The Korean War Veterans Memorial is an area in Washington, D.C. on the National Register of Historic Places. It is dedicated to the servicemen who died or were wounded during the Korean War (1950-1953). The very distinct memorial features slightly larger than life-size figures in the likeness of soldiers walking through rough terrain in full battle uniforms. There are also several walls and memorials with the names of the dead, wounded, and missing.
Authorized by United States Congress in 1986, the Korean War Veterans Memorial was built in the shape of a triangle culminating in an intersection with a circle. The 164 foot (50 meter) long walls are made of highly polished granite from California and depict sandblasted images from archival photos of the conflict. A reflecting pool, called the Pool of Remembrance, is present within the circle at the tip of the triangle. Several benches and inscriptions surround the pool, many with the numbers of soldiers killed, wounded, and missing. Further, a nearby plaque reads, "Our nation honors her sons and daughters who answered the call to defend a country they never knew and a people they never met." Another inscription reads, "Freedom is not Free."
Within the triangle of the Korean War Veterans Memorial stand 19 stainless steel statues. They are approximately 7 feet (2 meters) tall and represent soldiers from different branches of the military. Each statue weighs about 1000 pounds (453 kilograms). They were designed by Frank Gaylord, and they appear to be marching through the rough terrain of North and South Korea; the plants are actually juniper bushes and granite strips.

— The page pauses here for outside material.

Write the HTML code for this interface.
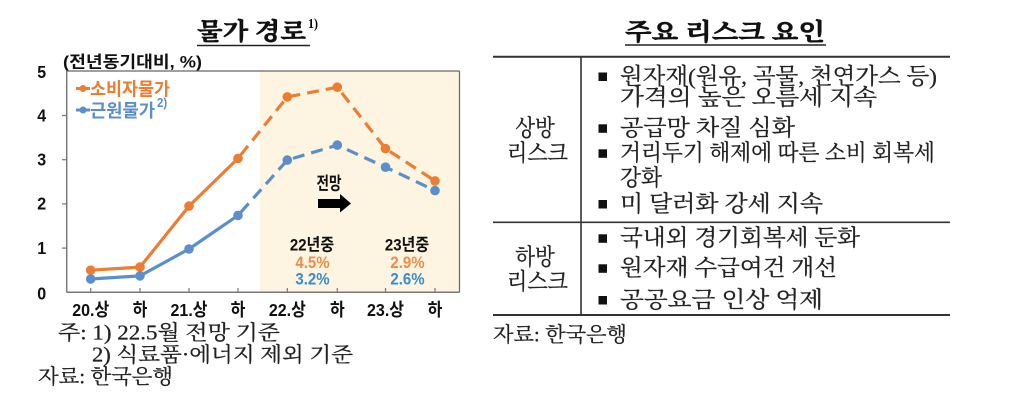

The Korean War Veterans Memorial is located in Washington D.C.'s West Potomac Park, not far from the Lincoln Memorial and very close to the Reflecting Pool on the National Mall. The memorial is a stark reminder of the armed military conflict between Koreans from the north and Koreans from the south and the first major conflict of the Cold War. The conflict, which claimed the lives of over 54,000 American troops and wounded another 103,000, was fought between the United States-occupied south and the Soviet-occupied north. The conflict turned to all-out war after skirmishes and battles near the 38th Parallel, the dividing line established by the United States after Japan's surrender during World War II. After the North Koreans invaded the south, the United States stepped in to repel the attack. China became involved shortly thereafter, and the Korean War began.